Изменить размер шрифта - +
Какая это была радостная встреча! Я готов был обнять и душить в объятиях своих, как старого знакомого, этого черного, грязного, курчавого, черноокого коваля, явившегося на заклинание ямщика "дракуль", т. е. черт, коим он почтил одну из непослушнейших кляч своих. "Можешь ли сварить шкворень?" -- спросил я. Он взглянул на изломанный, сказал: "Стрикат, бояр!", т. е. сломился, барин, и, не откладывая дела, принялся, где стоял, за работу. С приятным изумлением и любопытством глядел я на работу молодого, ловкого, сильного цыгана, который уже разложил уголья, и между тем, как ямщик, лежа на коленях, дул мехом, поправлял их расклепавшимися, бренчащими клещами. На нем была рубаха и шаровары, то и другое, как казалось, бессрочное, бессменное, черное, изодранное. Вместо пояса на нем был широкий ремень, украшенный медными бляхами и пуговицами, шапки на голове не было вовсе, а в угольном мешке лежал, может быть, некогда синий кафтан, весь в лохмотьях. В продолжение работы цыганенок плясал по наказу ямщика за оловянную пуговицу до упаду!

"Где твой дом?" -- спросил я. Он засмеялся, и белые зубы сквозили в странной противоположности с черным телом. "Ла мине ну есть каса, -- отвечал он.-- У меня нет дома, я не боярин".-- "Где же твоя родина?" -- Он меня не понял.-- "Твоя земля?" -- спросил я.-- "Аич, здесь",-- и накрыл ладонью место, где сидел. Потом рассмеялся снова и, сделав рукою движение вокруг себя, прибавил: "Тот ла мине, а все мое, вся земля!" -- "Где же твой отец, мать?" -- "Ба ну щиу, не знаю".-- "Как же тебя зовут?" -- спросил я, чтобы хотя однажды добиться на что-нибудь удовлетворительного ответа.-- "Радукан". И Радукан мой, ухватив клещами раскалившееся железо, начал, перекидывая его проворно с боку на бок, отковывать на походной наковальне своей. В самое короткое время все было сделано и слажено: бричка моя снова стала на четыре колеса свои, и коваль мой, насказав мне скороговоркою, и если не ошибаюсь, в стихах, целую поздравительную речь, которая заключалась пророчеством счастия моего, имеющего быть крепче и постояннее этого железа, кончил, наконец, так: "Я человек бедный, а вас господь послал развеселить меня и порадовать!"
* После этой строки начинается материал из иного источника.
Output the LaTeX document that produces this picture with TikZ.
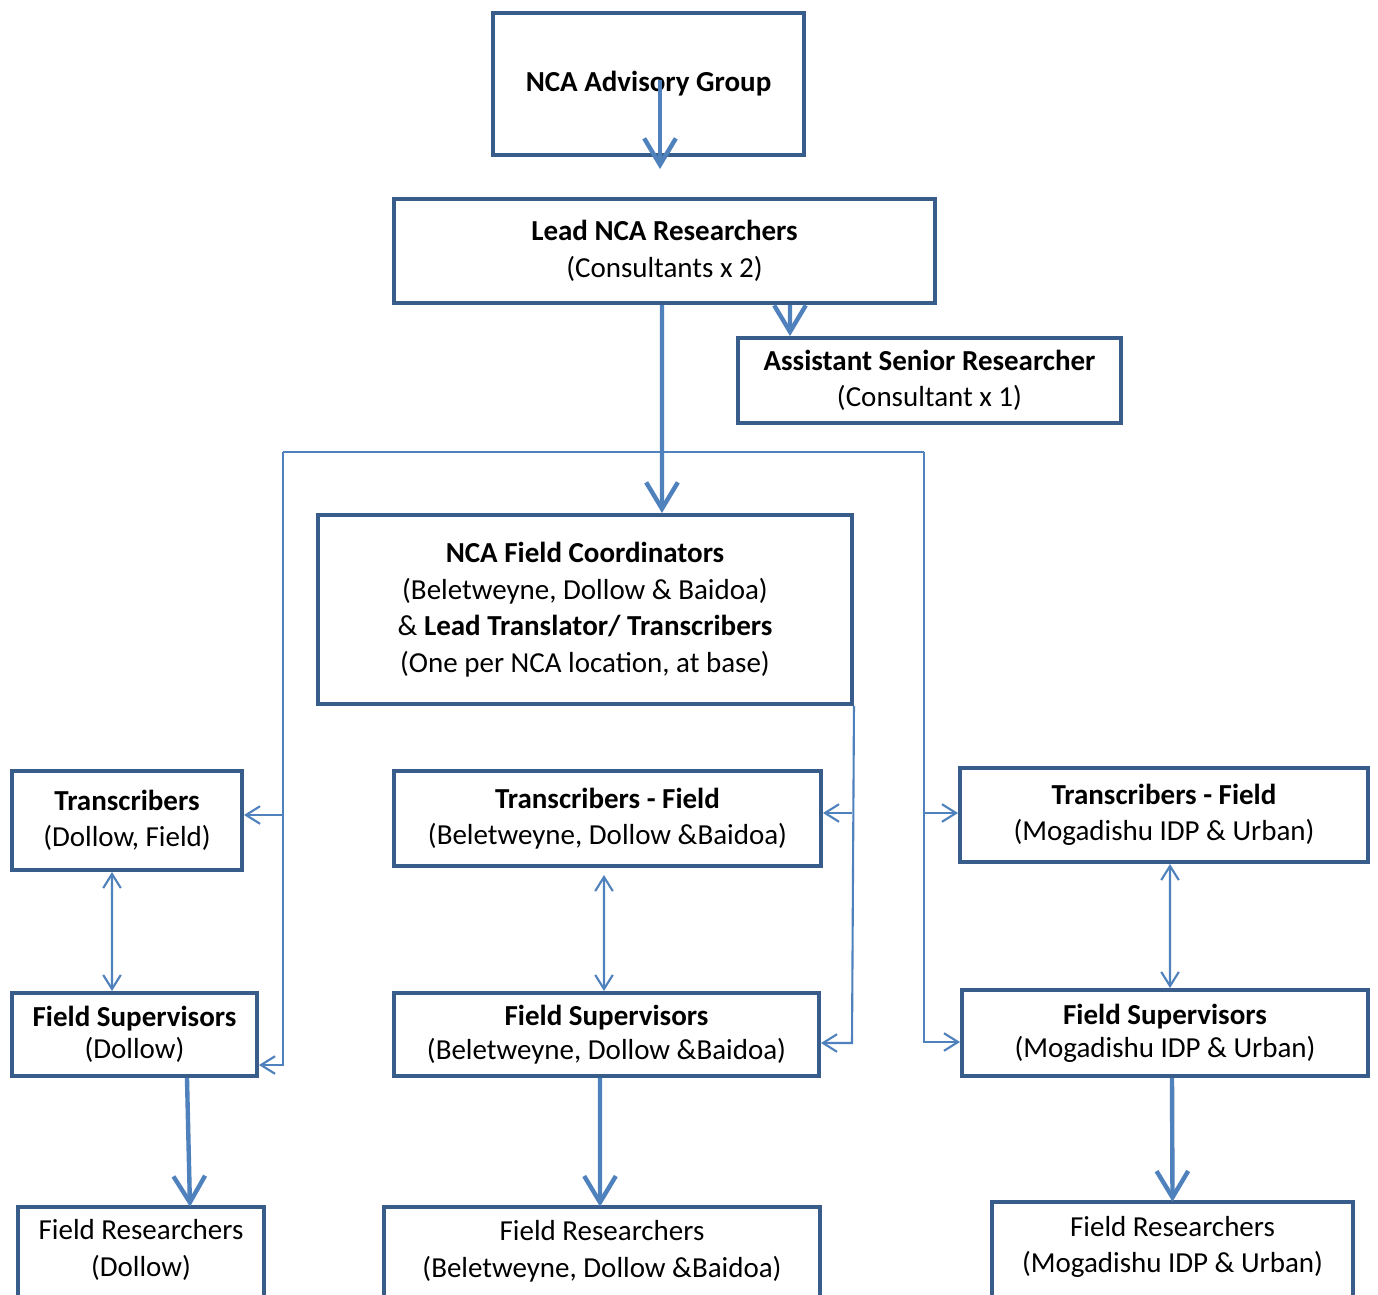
\documentclass[tikz,border=0pt]{standalone}
\usepackage{fontspec}
\setmainfont{Carlito}
\usetikzlibrary{arrows.meta}
\definecolor{boxblue}{HTML}{385D8A}
\definecolor{lineblue}{HTML}{4F81BD}
\begin{document}
\begin{tikzpicture}[x=0.02cm,y=-0.02cm,
  box/.style={draw=boxblue, line width=2.3pt, align=center, inner sep=0pt, text=black,
    font=\fontsize{16.5}{20.8}\selectfont},
  openbox/.style={align=center, inner sep=0pt, text=black,
    font=\fontsize{16.5}{20.8}\selectfont},
  boxline/.style={draw=boxblue, line width=2.3pt},
  thickarr/.style={draw=lineblue, line width=2.5pt, -{Straight Barb[length=15pt,width=18pt]}},
  thinarr/.style={draw=lineblue, line width=1.2pt, -{Straight Barb[length=8pt,width=10pt]}},
  dblarr/.style={draw=lineblue, line width=1.2pt, {Straight Barb[length=8pt,width=10pt]}-{Straight Barb[length=8pt,width=10pt]}},
  busline/.style={draw=lineblue, line width=1.7pt}]
\useasboundingbox (0,0) rectangle (1378,1294);
\clip (0,0) rectangle (1378,1294);
\fill[white] (0,0) rectangle (1378,1294);

% boxes
\node[box, minimum width=6.22cm, minimum height=2.84cm] (adv) at (648.5,84) {\textbf{NCA Advisory Group}};
\node[box, minimum width=10.82cm, minimum height=2.08cm] (lead) at (664.5,251) {\textbf{Lead NCA Researchers}\\(Consultants x 2)};
\node[box, minimum width=7.66cm, minimum height=1.70cm] (asst) at (929.5,380.5) {\textbf{Assistant Senior Researcher}\\(Consultant x 1)};
\node[box, minimum width=10.68cm, minimum height=3.78cm] (fc) at (585,609.5) {\textbf{NCA Field Coordinators}\\(Beletweyne, Dollow \& Baidoa)\\\& \textbf{Lead Translator/ Transcribers}\\(One per NCA location, at base)};
\node[box, minimum width=4.60cm, minimum height=1.98cm] (tr1) at (127,820.5) {\textbf{Transcribers}\\(Dollow, Field)};
\node[box, minimum width=8.54cm, minimum height=1.90cm] (tr2) at (607.5,818.5) {\textbf{Transcribers - Field}\\(Beletweyne, Dollow \&Baidoa)};
\node[box, minimum width=8.16cm, minimum height=1.88cm] (tr3) at (1164,815) {\textbf{Transcribers - Field}\\(Mogadishu IDP \& Urban)};
\node[box, minimum width=4.90cm, minimum height=1.66cm, font=\fontsize{16.5}{18.5}\selectfont] (fs1) at (134.5,1034.5) {\textbf{Field Supervisors}\\(Dollow)};
\node[box, minimum width=8.50cm, minimum height=1.66cm, font=\fontsize{16.5}{19}\selectfont] (fs2) at (606.5,1034.5) {\textbf{Field Supervisors}\\(Beletweyne, Dollow \&Baidoa)};
\node[box, minimum width=8.12cm, minimum height=1.72cm, font=\fontsize{16.5}{19}\selectfont] (fs3) at (1165,1033) {\textbf{Field Supervisors}\\(Mogadishu IDP \& Urban)};
\node[openbox, minimum width=4.92cm, minimum height=1.72cm] (fr1) at (141,1250) {Field Researchers\\(Dollow)};
\node[openbox, minimum width=8.72cm, minimum height=1.76cm] (fr2) at (602,1251) {Field Researchers\\(Beletweyne, Dollow \&Baidoa)};
\node[openbox, minimum width=7.22cm, minimum height=1.80cm] (fr3) at (1172.5,1247) {Field Researchers\\(Mogadishu IDP \& Urban)};
\foreach \n in {fr1,fr2,fr3}{
  \draw[boxline] ([yshift=-1cm]\n.south west) -- (\n.north west) -- (\n.north east) -- ([yshift=-1cm]\n.south east);
}

% main arrows
\draw[thickarr] ([xshift=0.23cm,yshift=0.08cm]adv.center) -- ([xshift=0.23cm,yshift=-0.24cm]adv.south);
\draw[thickarr] ([xshift=-0.05cm]lead.south) -- ([xshift=1.54cm]fc.north);
\draw[thickarr] ([xshift=2.51cm]lead.south) -- ([xshift=-2.79cm]asst.north);

% bus
\coordinate (busL) at (283,452);
\coordinate (busR) at (924,452);
\draw[busline] (busL) -- (busR);

% left branch
\coordinate (cornL) at (283,1065);
\coordinate (jL1) at (283,815);
\draw[thinarr] (busL) -- (cornL) -- (cornL -| fs1.east);
\draw[thinarr] (jL1) -- (jL1 -| tr1.east);

% middle branch
\coordinate (cornM) at (852,1043);
\coordinate (jM1) at (852,813);
\draw[thinarr] (fc.south east) -- (cornM) -- (cornM -| fs2.east);
\draw[thinarr] (jM1) -- (jM1 -| tr2.east);

% right branch
\coordinate (cornR) at (924,1042);
\coordinate (jR1) at (924,813);
\draw[thinarr] (busR) -- (cornR) -- (cornR -| fs3.west);
\draw[thinarr] (jR1) -- (jR1 -| tr3.west);

% double arrows
\draw[dblarr] ([xshift=-0.30cm]tr1.south) -- ([xshift=-0.45cm]fs1.north);
\draw[dblarr] ([xshift=-0.07cm,yshift=-0.14cm]tr2.south) -- ([xshift=-0.05cm]fs2.north);
\draw[dblarr] ([xshift=0.12cm]tr3.south) -- ([xshift=0.10cm]fs3.north);

% down arrows
\draw[thickarr] ([xshift=1.05cm]fs1.south) -- ([xshift=0.98cm]fr1.north);
\draw[thickarr] ([xshift=-0.13cm]fs2.south) -- ([xshift=-0.04cm]fr2.north);
\draw[thickarr] ([xshift=0.14cm]fs3.south) -- (fr3.north);
\end{tikzpicture}
\end{document}
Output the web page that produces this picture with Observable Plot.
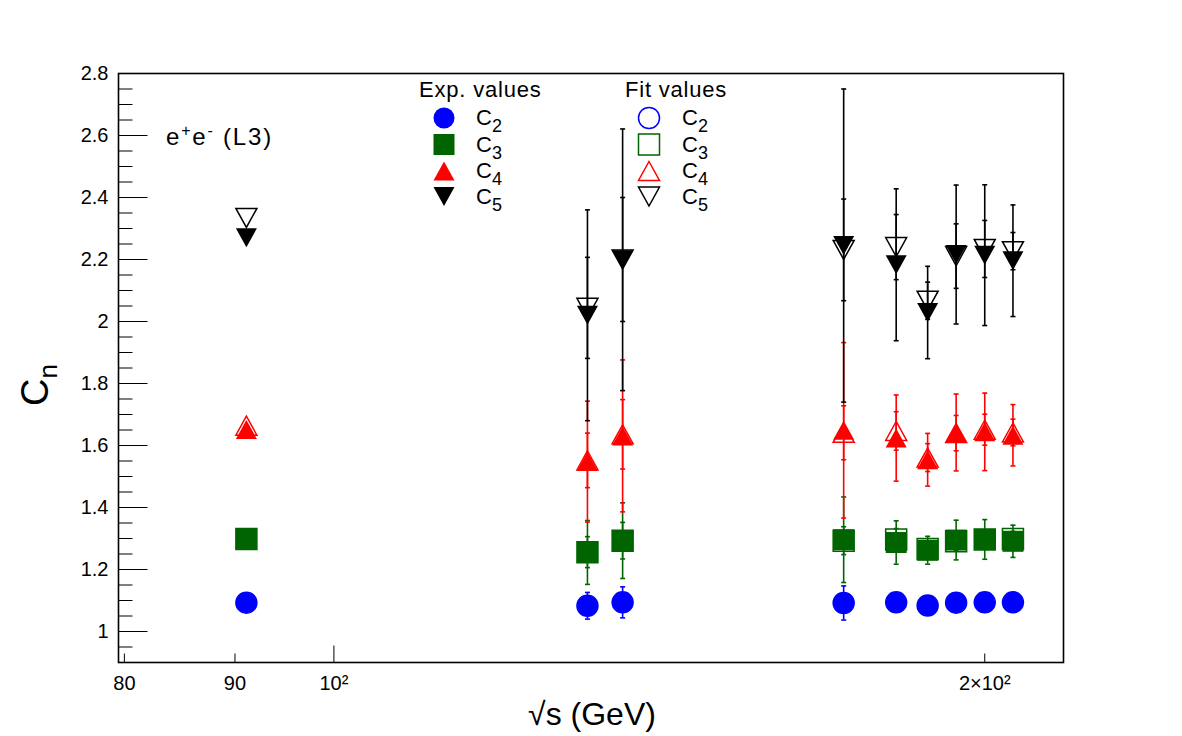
<!DOCTYPE html>
<html><head><meta charset="utf-8">
<script src="https://cdn.jsdelivr.net/npm/d3@7"></script>
<script src="https://cdn.jsdelivr.net/npm/@observablehq/plot@0.6"></script>
<style>body{margin:0;background:#fff;} svg{display:block}</style>
</head><body><div id="chart"></div>
<script>
// sqrt(s) in GeV
const energies = [91.1, 131.0, 136.0, 172.1, 182.0, 188.2, 194.0, 200.0, 206.1];

const c2Exp    = [1.093, 1.083, 1.094, 1.092, 1.094, 1.084, 1.093, 1.094, 1.094];
const c2ExpErr = [0, 0.043, 0.050, 0.055, 0.02, 0.02, 0.02, 0.02, 0.02];
const c2Fit    = [1.093, 1.083, 1.094, 1.092, 1.094, 1.084, 1.093, 1.094, 1.094];
const c2FitErr = [0, 0.01, 0.01, 0.01, 0.01, 0.01, 0.01, 0.01, 0.01];

const c3Exp    = [1.298, 1.255, 1.293, 1.296, 1.287, 1.262, 1.295, 1.297, 1.291];
const c3ExpErr = [0, 0.103, 0.122, 0.138, 0.070, 0.045, 0.064, 0.064, 0.052];
const c3Fit    = [1.298, 1.256, 1.293, 1.293, 1.297, 1.266, 1.291, 1.297, 1.298];
const c3FitErr = [0, 0.050, 0.059, 0.045, 0.035, 0.020, 0.030, 0.030, 0.025];

const c4Exp    = [1.652, 1.548, 1.631, 1.649, 1.624, 1.554, 1.642, 1.644, 1.633];
const c4ExpErr = [0, 0.195, 0.245, 0.283, 0.139, 0.085, 0.124, 0.125, 0.099];
const c4Fit    = [1.664, 1.552, 1.636, 1.641, 1.647, 1.561, 1.640, 1.651, 1.642];
const c4FitErr = [0, 0.088, 0.112, 0.087, 0.062, 0.045, 0.057, 0.050, 0.043];

const c5Exp    = [2.270, 2.020, 2.199, 2.245, 2.183, 2.029, 2.216, 2.214, 2.196];
const c5ExpErr = [0, 0.340, 0.422, 0.505, 0.245, 0.149, 0.224, 0.227, 0.180];
const c5Fit    = [2.334, 2.044, 2.200, 2.231, 2.240, 2.067, 2.211, 2.234, 2.227];
const c5FitErr = [0, 0.163, 0.200, 0.164, 0.105, 0.060, 0.104, 0.092, 0.060];

const seriesNames  = ["C2", "C3", "C4", "C5"];
const seriesSubs   = ["2", "3", "4", "5"];
const seriesColors = ["#0000ff", "#006400", "#ff0000", "#000000"];

const xTicks = [80, 90, 100, 200];
const xTickLabels = ["80", "90", "10²", "2×10²"];
const xMajorTicks = [100];
const yMajorTicks = [1, 1.2, 1.4, 1.6, 1.8, 2, 2.2, 2.4, 2.6, 2.8];
const xDomain = [79.5, 217.5];
const yDomain = [0.9, 2.8];

// ---------- marker shapes ----------
const R = 10.5, TH = 9.5;
const CIRCLE = {draw(c){ c.moveTo(R,0); c.arc(0,0,R,0,2*Math.PI); c.closePath(); }};
const SQUARE = {draw(c){ c.moveTo(-R,-R); c.lineTo(R,-R); c.lineTo(R,R); c.lineTo(-R,R); c.closePath(); }};
const UP     = {draw(c){ c.moveTo(0,-TH); c.lineTo(R,TH); c.lineTo(-R,TH); c.closePath(); }};
const DOWN   = {draw(c){ c.moveTo(-R,-TH); c.lineTo(R,-TH); c.lineTo(0,TH); c.closePath(); }};
const CAP    = {draw(c){ c.moveTo(-2.5,0); c.lineTo(2.5,0); }};
const YMAJ   = {draw(c){ c.moveTo(0,0); c.lineTo(29,0); }};
const YMIN   = {draw(c){ c.moveTo(0,0); c.lineTo(14,0); }};
const XMAJ   = {draw(c){ c.moveTo(0,0); c.lineTo(0,-17); }};
const XMIN   = {draw(c){ c.moveTo(0,0); c.lineTo(0,-9); }};
const shapes = [CIRCLE, SQUARE, UP, DOWN];

const table = [
  [c2Exp, c2ExpErr, c2Fit, c2FitErr],
  [c3Exp, c3ExpErr, c3Fit, c3FitErr],
  [c4Exp, c4ExpErr, c4Fit, c4FitErr],
  [c5Exp, c5ExpErr, c5Fit, c5FitErr]
];

const FONT = "'Liberation Sans', Arial, sans-serif";
const marks = [];
// axis ticks (inside, ROOT style)
const yMinorTicks = d3.range(0.95, 2.8, 0.05).map(v => +v.toFixed(2)).filter(v => !yMajorTicks.some(m => Math.abs(m - v) < 1e-6));
marks.push(Plot.dot(yMajorTicks, {x: () => xDomain[0], y: d => d, symbol: YMAJ, fill: "none", stroke: "black", strokeWidth: 1}));
marks.push(Plot.dot(yMinorTicks, {x: () => xDomain[0], y: d => d, symbol: YMIN, fill: "none", stroke: "black", strokeWidth: 1}));
marks.push(Plot.dot(xTicks, {x: d => d, y: () => yDomain[0], symbol: d => xMajorTicks.includes(d) ? XMAJ : XMIN, fill: "none", stroke: "black", strokeWidth: 1}));

table.forEach(([ev, ee, fv, fe], k) => {
  const color = seriesColors[k];
  const rowsExp = energies.map((E, i) => ({E, v: ev[i], e: ee[i]}));
  const rowsFit = energies.map((E, i) => ({E, v: fv[i], e: fe[i]}));
  for (const rows of [rowsExp, rowsFit]) {
    const withErr = rows.filter(d => d.e > 0);
    marks.push(Plot.ruleX(withErr, {x: "E", y1: d => d.v - d.e, y2: d => d.v + d.e, stroke: color, strokeWidth: 1.6}));
    const caps = withErr.flatMap(d => [{E: d.E, y: d.v - d.e}, {E: d.E, y: d.v + d.e}]);
    marks.push(Plot.dot(caps, {x: "E", y: "y", symbol: CAP, fill: "none", stroke: color, strokeWidth: 1.6}));
  }
  marks.push(Plot.dot(rowsExp, {x: "E", y: "v", symbol: shapes[k], fill: color, stroke: "none"}));
  marks.push(Plot.dot(rowsFit, {x: "E", y: "v", symbol: shapes[k], fill: "none", stroke: color, strokeWidth: 1.5}));
});

marks.push(Plot.axisY({ticks: yMajorTicks, tickSize: 0, tickPadding: 10, fontSize: 20, tickFormat: d3.format("~g"), label: null}));
marks.push(Plot.text(xTicks, {x: d => d, frameAnchor: "bottom", dy: 27, text: (d, i) => xTickLabels[i], fontSize: 20, fill: "black"}));
marks.push(Plot.frame({stroke: "black", strokeWidth: 1.6}));

const chart = Plot.plot({
  width: 1182, height: 736,
  marginLeft: 118, marginRight: 119, marginTop: 73, marginBottom: 74,
  x: {type: "log", domain: xDomain, axis: null},
  y: {type: "linear", domain: yDomain, axis: null},
  style: {fontFamily: FONT, color: "black", background: "white", overflow: "visible"},
  marks
});
document.getElementById("chart").appendChild(chart);

// ---------- annotations ----------
const svg = d3.select(chart);
const txt = (x, y, size, anchor = "start") => svg.append("text").attr("x", x).attr("y", y)
  .attr("font-family", FONT).attr("font-size", size).attr("text-anchor", anchor).attr("fill", "black");

// x title
txt(592, 725, 32, "middle").text("√s (GeV)");
// y title
const yt = svg.append("text").attr("transform", "translate(48,385) rotate(-90)")
  .attr("font-family", FONT).attr("font-size", 38).attr("text-anchor", "middle");
yt.append("tspan").text("C");
yt.append("tspan").attr("dy", 9).attr("font-size", 26).text("n");

// e+e- (L3)
const ee = txt(166, 145, 24).attr("letter-spacing", 1.8);
ee.append("tspan").text("e");
ee.append("tspan").attr("dy", -9).attr("font-size", 16).text("+");
ee.append("tspan").attr("dy", 9).text("e");
ee.append("tspan").attr("dy", -9).attr("font-size", 16).text("-");
ee.append("tspan").attr("dy", 9).text(" (L3)");

// legends
txt(419, 97, 22).attr("letter-spacing", 0.8).text("Exp. values");
txt(625, 97, 22).attr("letter-spacing", 0.8).text("Fit values");
const rowY = [118, 144.5, 171, 196.5];
seriesNames.forEach((name, k) => {
  const y = rowY[k];
  svg.append("path").attr("transform", `translate(444,${y})`).attr("d", d3.symbol(shapes[k])())
    .attr("fill", seriesColors[k]);
  svg.append("path").attr("transform", `translate(649,${y})`).attr("d", d3.symbol(shapes[k])())
    .attr("fill", "none").attr("stroke", seriesColors[k]).attr("stroke-width", 1.5);
  for (const lx of [476, 682]) {
    const t = txt(lx, y + 7, 22);
    t.append("tspan").text("C");
    t.append("tspan").attr("dy", 7).attr("font-size", 18).text(seriesSubs[k]);
  }
});
</script>
</body></html>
В веселом расположении сунулся я в карман, и -- кошелька моего нет! Потеря моя в эту минуту менее меня поразила и беспокоила, как неприятное положение не быть в состоянии уплатить прислужливому бедняку долг. "Я потерял деньги,-- сказал я ему,-- если их не украл Фемистокл, и потому не могу заплатить тебе деньгами, возьми что-нибудь из вещей моих, из платья, из белья!" -- "Потерял? -- спросил он с участием. -- Мульт? много?" -- "Кроме серебра было червонцев пятнадцать". Он сложил руки на грудь, покачивая головой, потянул воздух в себя и, поражен будучи такою значительной потерей, повторял про себя: "Чинч предзече галбан! Пятнадцать червонцев! Не хочу ничего от вас",-- продолжал он, соболезнуя и собирая пожитки свои. А когда я стал настаивать решительно, чтобы он принял плату непременно, то он, подумав, сказал: "Бояр, не возьму я вашего платья, куда я его одену? Скажут, я украл! Приду я лучше когда-нибудь к вам или к вашим в город, там вы мне заплатите!" -- "Итак, ты мне покуда поверишь?" -- спросил я. Он засмеялся и махнул рукою: "Когда уже я вас не стану обманывать, так можно ли, чтобы вы меня обманули?" Суруджу сказал ему, в какой трактир он меня везет -- Хан-Курой, и мы расстались.

 

Глава III

 

 

 

Яссы, главный город Молдавии…

 

Город раскинут на скатах, на огромных отлогих холмах, и порядочных главных улиц немного. Турецкое обыкновение строить города не на реках, а довольствоваться искусственными водопроводами, может только объяснить причину, для чего главный город княжества стоит над лужею, в 15 верстах от быстрой реки Прута.